I am sure that Lucy wondered how she had stumbled into this place and what on earth she was doing there. She would soon learn that she had been called, that her existence was necessary to the evolution of this enchanted land. She would discover that she, and later, her sister and two brothers, arrived in fulfillment of an ancient prophecy.

In 1950, the year that C.S. Lewis published The Lion the Witch and the Wardrobe, no one doubted that the book was anything but pure fantasy, or allegory, if one chose to accept its Christian storyline and premises. But stories, like lives, change over time, and the distinction may be less clear today than it was in 1950. Many generations of children have longed to follow Lucy into Narnia, and, in the way of the deep magic that existed before time, many of them, or so I am told, have managed to find their way there.

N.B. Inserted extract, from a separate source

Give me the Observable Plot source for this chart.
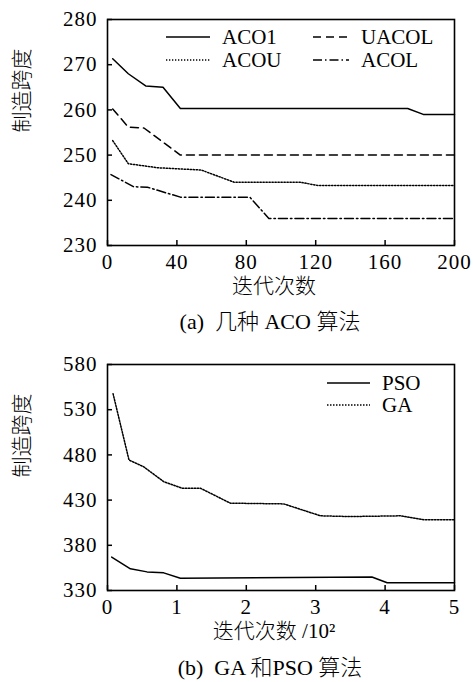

Magic is contingent upon words. Numbers may have the capacity to describe things like curves, acceleration, velocity, distance, quantity and set as these things absolutely and truly are, but an equation cannot transform the rate of gravity into a supernova. Only words, uttered properly, can perform the task of transformation. We know this from Lucy herself. It was words that transformed an idea in the mind of a writer into a curious little girl who wandered into a wardrobe one rainy afternoon and found, on the other side, the unknown country of her heart.

And she would need a very great heart when she came back through after her adventure and tried to tell her sister and brothers what she had found. Although Susan, Peter and Edmund were quite as imaginary in their way as Lucy was in hers, they refused to believe in imagination. They accused her of letting her imagination get away with itself as was sometimes the case with small children. (Lucy was about eight years old when the story begins.) No wardrobe on the upper story of a large house could give way to another country without ones taking a nasty fall; and besides, the seasons were wrong. Finally, and in the age of watches and train schedules, this fact clinched everything, had Lucy visited a snowy country and taken tea with a faun, hours would have needed to pass, and in fact, Lucy emerged from her hiding place before her brother Peter even had time to find her.

Of course, words are quite as capable of dissolving time as they are of transforming themselves into people: have you never lost yourself in a book? Who can read War and Peace or Anna Karenina and not inhabit 19th century Russia, or the Iliad and not be in god haunted Troy, or the Bible, and not get a good whiff of ancient Jerusalem?

Some might call such deep reading escapism, and they would be partially right, especially with reference to Narnia. In every way, Narnia was a place of escape. Lucy, Susan, Peter and Edmund Pevensie were war evacuees, put on a children's train in London and sent to the country house of a professor. The house itself was a grand old place, many stories high, where the Professor lived with his housekeeper, the dread Mrs. Macready and three maids. And as befitting a house of many stories, the place was itself storied: hence its extraordinary wardrobe.

Although Lucy was born eighteen years before me in calendar time, our births in so called real time coincided nonetheless. Just as I could not count myself fully born until I had emerged from the womb and into the sight of others, neither could Lucy be said to fully exist until she had found readers. But the year in which we both first saw the light of day is not the only thing Lucy and I have in common. Neither is our predilection for mythical landscapes which turn real in surprising ways. Perhaps the most important thing about us both is that we each came to light as World War II raged furiously offstage. For Lucy, the distance was spatial. For me, born five years after Hiroshima, Nagasaki and V-J day it was temporal. But in both cases, war remained indispensable to our tales.